Later, a single certified cultivation facility was established at the town of Slusovice by the Czech company Elkoplast. And in 2020, insurance companies began to cover medical cannabis.
However, with the limited progress came a backlash. 2013 saw the start of a series of raids on grow shops. Even if they were selling legal products, proprietors could be charged with promoting “toxicomania” if there was any material on the premises about cannabis — such as Veverka’s magazine. Some 50 people were thusly charged over the following years. They mostly got probation rather than prison, but the legal harassment was a blow to the burgeoning homegrown scene in the Czech Republic.
Censorship by other means
The similar case against Veverka was actually brought in Bruntál, a Moravian provincial town some three hours to the east of Prague. That’s because a grower was busted there with 38 plants. He got probation in a plea deal, but allegedly told police at the time of his arrest that he learned how to cultivate from Legalizace.
Veverka later determined that police investigators bought Legalizace’s entire archive of back-issues through the magazine’s e-store. “I made some money from the police,” he says, again with a wry smile.
Veverka is planning to appeal because he sees accepting probation as submitting to de facto censorship. “They aren’t ordering the magazine shut down, but I’d go to jail if I put out an issue. Going to jail for writing an article — it’s like the old totalitarian system.”

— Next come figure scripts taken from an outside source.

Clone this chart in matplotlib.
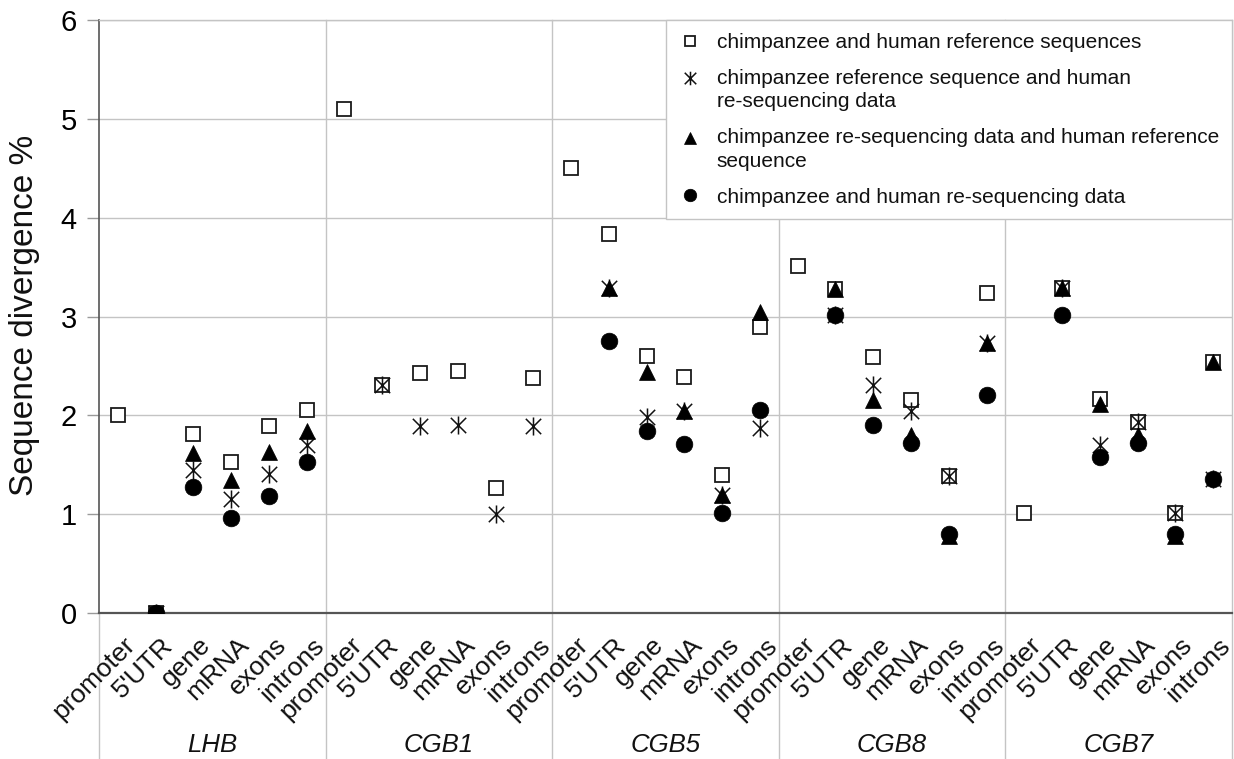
import matplotlib
matplotlib.use('Agg')
import matplotlib.pyplot as plt
import matplotlib.transforms as mtransforms
from matplotlib.path import Path
from matplotlib.legend_handler import HandlerLine2D
import numpy as np

plt.rcParams['font.family'] = ['Liberation Sans', 'DejaVu Sans']

nan = np.nan
genes = ['LHB', 'CGB1', 'CGB5', 'CGB8', 'CGB7']
regions = ['promoter', "5'UTR", 'gene', 'mRNA', 'exons', 'introns']
categories = regions * len(genes)

# chimpanzee and human reference sequences (open squares)
ref_ref = [2.00, 0.00, 1.81, 1.53, 1.89, 2.05,
           5.10, 2.31, 2.43, 2.45, 1.26, 2.38,
           4.50, 3.83, 2.60, 2.39, 1.40, 2.89,
           3.51, 3.28, 2.59, 2.16, 1.39, 3.24,
           1.01, 3.29, 2.17, 1.93, 1.01, 2.54]
# chimpanzee reference sequence and human re-sequencing data (stars)
ref_reseq = [nan, 0.00, 1.45, 1.15, 1.41, 1.70,
             nan, 2.31, 1.89, 1.90, 1.00, 1.89,
             nan, 3.29, 1.98, 2.04, 1.19, 1.87,
             nan, 3.02, 2.31, 2.04, 1.39, 2.73,
             nan, 3.29, 1.70, 1.93, 1.01, 1.36]
# chimpanzee re-sequencing data and human reference sequence (triangles)
reseq_ref = [nan, 0.00, 1.62, 1.35, 1.63, 1.84,
             nan, nan, nan, nan, nan, nan,
             nan, 3.29, 2.44, 2.04, 1.19, 3.05,
             nan, 3.28, 2.16, 1.80, 0.78, 2.73,
             nan, 3.29, 2.11, 1.80, 0.78, 2.54]
# chimpanzee and human re-sequencing data (circles)
reseq_reseq = [nan, 0.00, 1.27, 0.96, 1.18, 1.53,
               nan, nan, nan, nan, nan, nan,
               nan, 2.75, 1.84, 1.71, 1.01, 2.05,
               nan, 3.02, 1.90, 1.72, 0.80, 2.21,
               nan, 3.02, 1.58, 1.72, 0.80, 1.36]

labels = ['chimpanzee and human reference sequences',
          'chimpanzee reference sequence and human\nre-sequencing data',
          'chimpanzee re-sequencing data and human reference\nsequence',
          'chimpanzee and human re-sequencing data']

W, H = 1234, 759
fig = plt.figure(figsize=(W / 100, H / 100), dpi=100)
ax = fig.add_axes([99 / W, (H - 613) / H, (1232 - 99) / W, (613 - 20) / H])

x = np.arange(len(categories)) + 0.5
grid_c = '#c4c4c4'

star_path = Path([(0, -1), (0, 1), (-0.85, -0.85), (0.85, 0.85), (-0.85, 0.85), (0.85, -0.85)],
                 [Path.MOVETO, Path.LINETO, Path.MOVETO, Path.LINETO, Path.MOVETO, Path.LINETO])

styles = [
    dict(marker='s', ms=10.5, mfc='white', mec='#1a1a1a', mew=1.3),
    dict(marker=star_path, ms=13, mfc='none', mec='#111111', mew=1.1),
    dict(marker='^', ms=12, mfc='black', mec='black', mew=0.5),
    dict(marker='o', ms=12, mfc='black', mec='black', mew=0.5),
]
handles = []
for i, (vals, lab, st) in enumerate(zip([ref_ref, ref_reseq, reseq_ref, reseq_reseq], labels, styles)):
    h, = ax.plot(x, vals, linestyle='none', label=lab, zorder=3 + i, **st)
    handles.append(h)

ax.set_xlim(0, len(categories))
ax.set_ylim(0, 6)
ax.set_yticks(range(7))
ax.set_xticks([])
ax.tick_params(axis='y', length=9, color='#9a9a9a', width=1, labelsize=21, pad=7)
ax.yaxis.grid(True, color=grid_c, lw=1)
ax.set_axisbelow(True)

ax.spines['top'].set_color(grid_c)
ax.spines['top'].set_linewidth(1)
ax.spines['right'].set_visible(False)
ax.spines['left'].set_color('#555555')
ax.spines['left'].set_linewidth(1.2)
ax.spines['bottom'].set_color('#555555')
ax.spines['bottom'].set_linewidth(1.6)

trans = ax.get_xaxis_transform()
below = -(H - 613) / (613 - 20)
for g in range(len(genes) + 1):
    xs = 6 * g
    top = 0 if g == 0 else 1
    ax.plot([xs, xs], [below, top], transform=trans, color=grid_c, lw=1, clip_on=False, zorder=0.5)

off = mtransforms.ScaledTranslation(5 / 100, -20 / 100, fig.dpi_scale_trans)
for xi, lbl in zip(x, categories):
    ax.text(xi, 0, lbl, transform=trans + off, rotation=45, rotation_mode='anchor',
            ha='right', va='top', fontsize=19, color='#111111')

for g, name in enumerate(genes):
    ax.text(6 * g + 3, -(745 - 613) / (613 - 20), name, transform=trans, ha='center', va='center',
            style='italic', fontsize=18.5, color='#111111')

fig.text(25 / W, 1 - 315 / H, 'Sequence divergence %', rotation=90, ha='center', va='center',
         fontsize=24, color='#111111')


class ShiftHandler(HandlerLine2D):
    def __init__(self, shift=0.0, **kw):
        super().__init__(**kw)
        self.shift = shift

    def create_artists(self, legend, orig_handle, xdescent, ydescent, width, height, fontsize, trans):
        arts = super().create_artists(legend, orig_handle, xdescent, ydescent, width, height, fontsize, trans)
        for a in arts:
            a.set_ydata(np.asarray(a.get_ydata()) + self.shift)
        return arts


hmap = {handles[0]: ShiftHandler(0), handles[1]: ShiftHandler(8.5),
        handles[2]: ShiftHandler(8.5), handles[3]: ShiftHandler(0)}
leg = ax.legend(handles=handles, labels=labels, handler_map=hmap,
                loc='upper right', bbox_to_anchor=(1.0, 1.0), borderaxespad=0, fontsize=15,
                frameon=True, fancybox=False, edgecolor=grid_c, framealpha=1,
                markerscale=0.75, handlelength=1.0, handletextpad=0.8, labelspacing=0.8,
                borderpad=0.62)
for t in leg.get_texts():
    t.set_linespacing(1.32)
    t.set_color('#111111')
leg.get_frame().set_linewidth(1)
leg.set_zorder(10)

fig.savefig('out.png', dpi=100)
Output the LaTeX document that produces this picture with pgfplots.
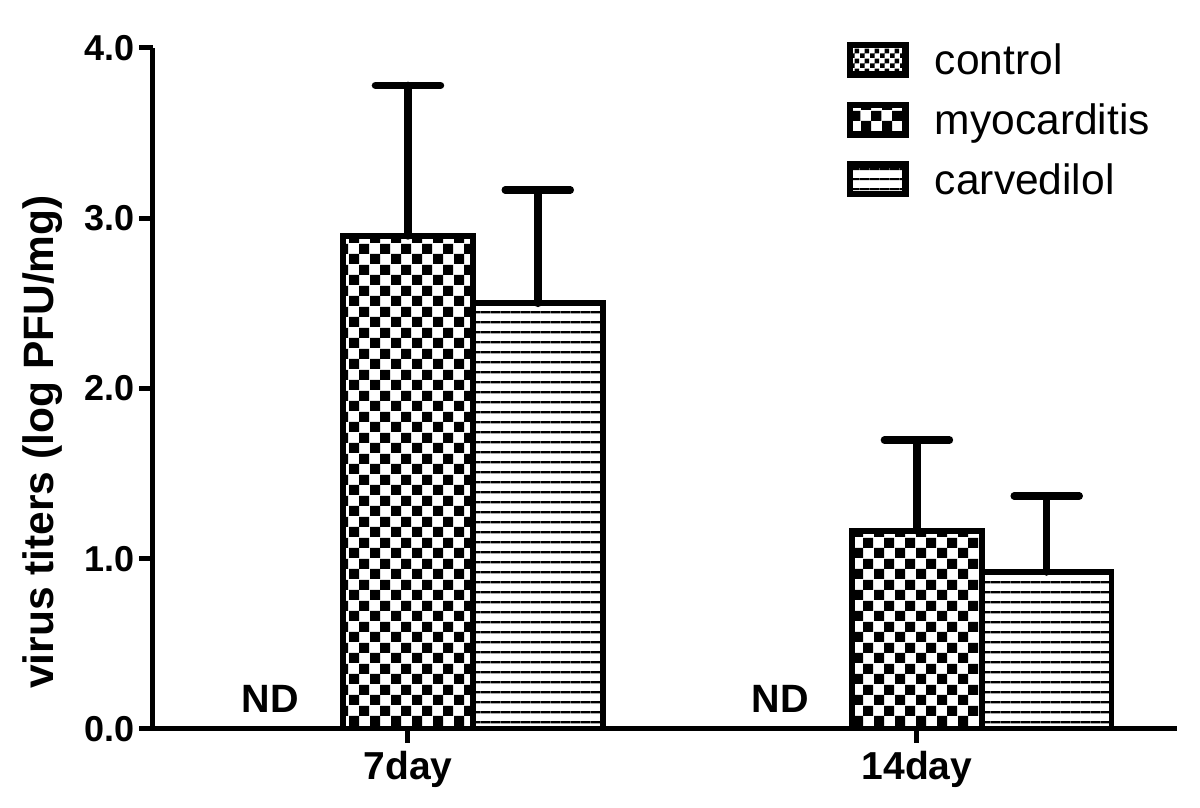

Punishment is not likely to be imposed while the case is on appeal to the Moravia-Silesia kraj (region) court. But if his conviction is upheld there, then punishment would be imposed even if he appealed to the Constitutional Court, the Czech Republic’s highest with jurisdiction in the matter.
“Going to jail for writing an article — it’s like the old totalitarian system.”
This comes, ironically, as Veverka’s cultural-libertarian Pirate Party is getting its first taste of executive power in the Czech Republic. A new coalition government was elected in October, led by parties of the center-right but also including the Pirates. In the deal-making, a certain number of ministerial seats were promised to the Pirate Party, despite the fact it only holds four seats in the 200-member Chamber of Deputies.
So it seems like a contradictory political moment for the Czech Republic, which may make Veverka’s strident voice seem all the more threatening. “They want me to accept not publishing the magazine in exchange for not going to jail,” he says. “This case was brought because my voice was too loud, I became too dangerous for the system.”
Veverka maintains that the silencing of a social agenda is what’s really at stake. “We want to have cannabis social clubs, we want to stop the war on drugs,” he urges. “Every adult should have a right to grow in their own garden. The biggest danger of cannabis is its illegality.”